## What you have to do:
Write out, word for word, every line from the first one through the line that holds "(0,0) rectangle (1271,-1671);", and nothing else; skip the pictures.

start Dataset excerpt

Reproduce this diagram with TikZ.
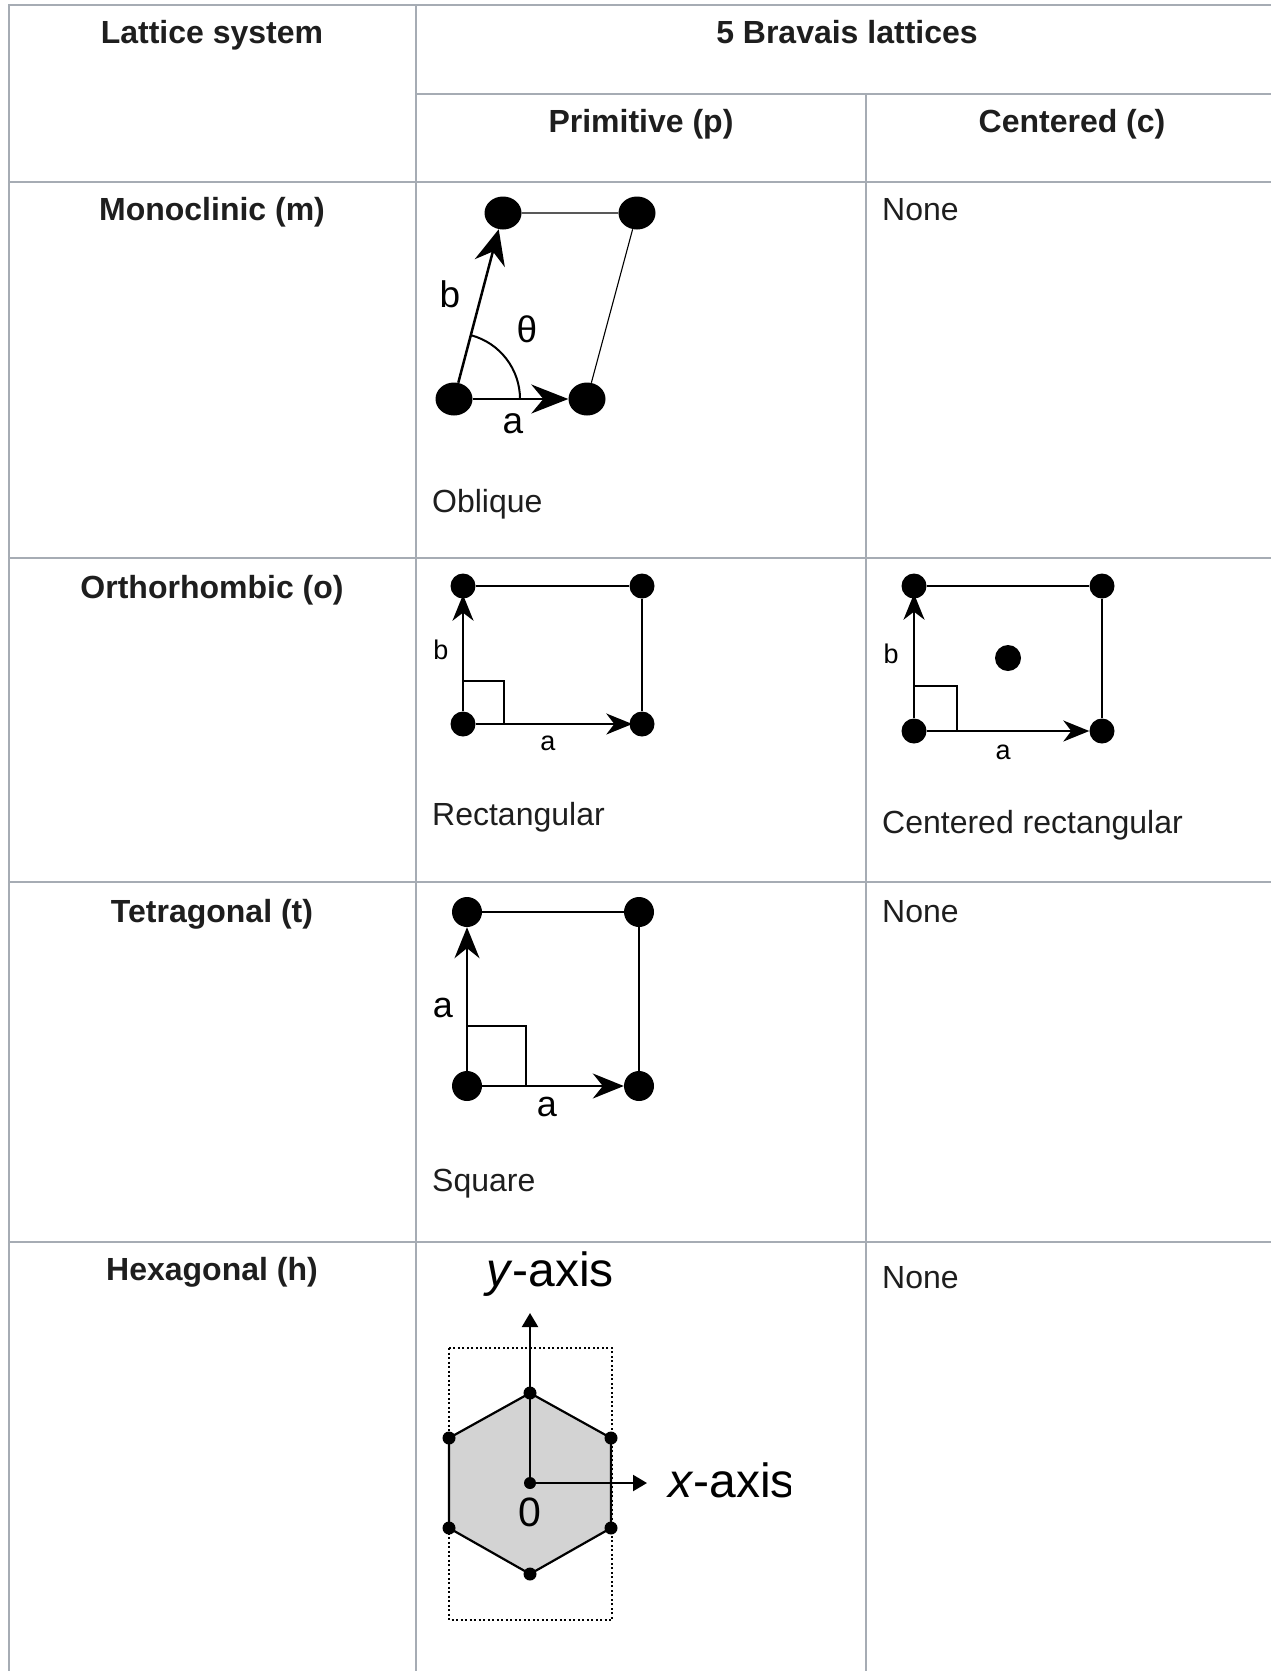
\documentclass[tikz,border=0pt]{standalone}
\usepackage{fontspec}
\setmainfont{Liberation Sans}
\usepackage{tikz}
\usetikzlibrary{shapes.geometric, arrows.meta, positioning, calc}
\definecolor{gridgray}{RGB}{166,172,180}
\definecolor{textgray}{RGB}{30,30,30}
\definecolor{hexgray}{RGB}{211,211,211}

\begin{document}
\begin{tikzpicture}[x=1pt, y=1pt,
    hdr/.style={anchor=base, inner sep=0pt, text=textgray, font=\fontsize{32}{36}\selectfont\bfseries},
    body/.style={anchor=base west, inner sep=0pt, text=textgray, font=\fontsize{32}{36}\selectfont},
    lbl/.style={inner sep=0pt, font=\fontsize{#1}{#1}\selectfont},
    site/.style={circle, fill=black, inner sep=0pt, minimum size=#1},
    monosite/.style={ellipse, fill=black, inner sep=0pt, minimum width=37pt, minimum height=33pt},
    edge/.style={line width=1.1pt},
    vec/.style={line width=2pt}]
    \useasboundingbox (0,0) rectangle (1271,-1671);

    % Table grid
    \draw[gridgray, line width=2.6pt] (9,-1671) -- (9,-5) -- (1280,-5);
    \draw[gridgray, line width=2.6pt] (416,-5) -- (416,-1671);
    \draw[gridgray, line width=2.6pt] (866,-94) -- (866,-1671);
    \draw[gridgray, line width=2.6pt] (416,-94) -- (1280,-94);
    \foreach \y in {182,558,882,1242} {
        \draw[gridgray, line width=2.6pt] (9,-\y) -- (1280,-\y);
    }

    % Headers
    \node[hdr] (h-lat) at (212,-43) {Lattice system};
    \node[hdr] (h-brav) at (847,-43) {5 Bravais lattices};
    \node[hdr] (h-prim) at (641,-132) {Primitive (p)};
    \node[hdr] (h-cent) at (1072,-132) {Centered (c)};
    \foreach \y/\name [count=\i] in {220/Monoclinic (m), 598/Orthorhombic (o), 922/Tetragonal (t), 1280/Hexagonal (h)} {
        \node[hdr] (sys-\i) at (212,-\y) {\name};
    }
    \foreach \y [count=\i] in {220,922,1288} {
        \node[body] (none-\i) at (882,-\y) {None};
    }

    % Oblique
    \node[monosite] (m-bl) at (454,-399) {};
    \node[monosite] (m-br) at (587,-399) {};
    \node[monosite] (m-tl) at (503,-213) {};
    \node[monosite] (m-tr) at (637,-213) {};
    \draw[edge] (m-tl) -- (m-tr) -- (m-br);
    \draw[line width=2.5pt, -{Stealth[length=35pt, width=31pt, inset=12pt]}] (m-bl) -- (m-tl);
    \draw[vec, -{Stealth[length=37pt, width=29pt, inset=12pt]}] (m-bl) -- (m-br);
    \draw[vec] ($(m-bl.center)+(66,0)$) arc[start angle=0, end angle=75, radius=66];
    \node[lbl=37] (m-b) at (450,-294) {b};
    \node[lbl=37] (m-th) at (527,-329) {θ};
    \node[lbl=37] (m-a) at (513,-424) {a};
    \node[body] (obl) at (432,-512) {Oblique};

    % Rectangular
    \node[site=25pt] (o-bl) at (463,-724) {};
    \node[site=25pt] (o-br) at (642,-724) {};
    \node[site=25pt] (o-tl) at (463,-586) {};
    \node[site=25pt] (o-tr) at (642,-586) {};
    \draw[edge] (o-tl) -- (o-tr) -- (o-br);
    \draw[vec] ($(o-bl.center)+(0,43)$) -| ($(o-bl.center)+(41,0)$);
    \draw[vec, shorten >=-4pt, -{Stealth[length=26pt, width=21pt, inset=8pt]}] (o-bl) -- (o-tl);
    \draw[vec, shorten >=-3pt, -{Stealth[length=26pt, width=21pt, inset=8pt]}] (o-bl) -- (o-br);
    \node[lbl=27] (o-b) at (441,-650) {b};
    \node[lbl=27] (o-a) at (548,-743) {a};
    \node[body] (rect) at (432,-825) {Rectangular};

    % Centered rectangular
    \node[site=25pt] (c-bl) at (914,-731) {};
    \node[site=25pt] (c-br) at (1102,-731) {};
    \node[site=25pt] (c-tl) at (914,-586) {};
    \node[site=25pt] (c-tr) at (1102,-586) {};
    \node[site=26pt] (c-mid) at (1008,-658) {};
    \draw[edge] (c-tl) -- (c-tr) -- (c-br);
    \draw[vec] ($(c-bl.center)+(0,45)$) -| ($(c-bl.center)+(43,0)$);
    \draw[vec, shorten >=-5pt, -{Stealth[length=26pt, width=21pt, inset=8pt]}] (c-bl) -- (c-tl);
    \draw[vec, -{Stealth[length=26pt, width=21pt, inset=8pt]}] (c-bl) -- (c-br);
    \node[lbl=27] (c-b) at (891,-654) {b};
    \node[lbl=27] (c-a) at (1003,-752) {a};
    \node[body] (crect) at (882,-833) {Centered rectangular};

    % Square
    \node[site=30pt] (t-bl) at (467,-1086) {};
    \node[site=30pt] (t-br) at (639,-1086) {};
    \node[site=30pt] (t-tl) at (467,-912) {};
    \node[site=30pt] (t-tr) at (639,-912) {};
    \draw[edge] (t-tl) -- (t-tr) -- (t-br);
    \draw[vec] ($(t-bl.center)+(0,60)$) -| ($(t-bl.center)+(59,0)$);
    \draw[vec, -{Stealth[length=31pt, width=25pt, inset=10pt]}] (t-bl) -- (t-tl);
    \draw[vec, -{Stealth[length=31pt, width=25pt, inset=10pt]}] (t-bl) -- (t-br);
    \node[lbl=36] (t-a1) at (443,-1008) {a};
    \node[lbl=36] (t-a2) at (547,-1107) {a};
    \node[body] (sq) at (432,-1191) {Square};

    % Hexagonal cell
    \draw[line width=1.4pt, dash pattern=on 2pt off 2.5pt] (449,-1348) rectangle (612,-1620);
    \coordinate (h1) at (530,-1393);
    \coordinate (h2) at (611,-1438);
    \coordinate (h3) at (611,-1528);
    \coordinate (h4) at (530,-1574);
    \coordinate (h5) at (449,-1528);
    \coordinate (h6) at (449,-1438);
    \draw[fill=hexgray, line width=2.2pt, line join=round] (h1) -- (h2) -- (h3) -- (h4) -- (h5) -- (h6) -- cycle;
    \node[site=12pt] (h-o) at (530,-1483) {};
    \coordinate (y-tip) at (530,-1313);
    \coordinate (x-tip) at (647,-1483);
    \draw[line width=2.2pt, -{Triangle[length=14pt, width=16pt]}] (h-o.center) -- (y-tip);
    \draw[line width=2.2pt, -{Triangle[length=14pt, width=16pt]}] (h-o.center) -- (x-tip);
    \foreach \i in {1,...,6} {
        \node[site=13pt] (hd-\i) at (h\i) {};
    }
    \node[lbl=41] (h-zero) at (530,-1512) {0};
    \node[lbl=48, anchor=base] (y-lab) at (550,-1286) {\textit{y}-axis};
    \begin{scope}
        \clip (650,-1440) rectangle (790,-1530);
        \node[lbl=48, anchor=base west] (x-lab) at (668,-1497) {\textit{x}-axis};
    \end{scope}
\end{tikzpicture}
\end{document}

end Dataset excerpt

## Task result:
Reproduce this diagram with TikZ.
\documentclass[tikz,border=0pt]{standalone}
\usepackage{fontspec}
\setmainfont{Liberation Sans}
\usepackage{tikz}
\usetikzlibrary{shapes.geometric, arrows.meta, positioning, calc}
\definecolor{gridgray}{RGB}{166,172,180}
\definecolor{textgray}{RGB}{30,30,30}
\definecolor{hexgray}{RGB}{211,211,211}

\begin{document}
\begin{tikzpicture}[x=1pt, y=1pt,
    hdr/.style={anchor=base, inner sep=0pt, text=textgray, font=\fontsize{32}{36}\selectfont\bfseries},
    body/.style={anchor=base west, inner sep=0pt, text=textgray, font=\fontsize{32}{36}\selectfont},
    lbl/.style={inner sep=0pt, font=\fontsize{#1}{#1}\selectfont},
    site/.style={circle, fill=black, inner sep=0pt, minimum size=#1},
    monosite/.style={ellipse, fill=black, inner sep=0pt, minimum width=37pt, minimum height=33pt},
    edge/.style={line width=1.1pt},
    vec/.style={line width=2pt}]
    \useasboundingbox (0,0) rectangle (1271,-1671);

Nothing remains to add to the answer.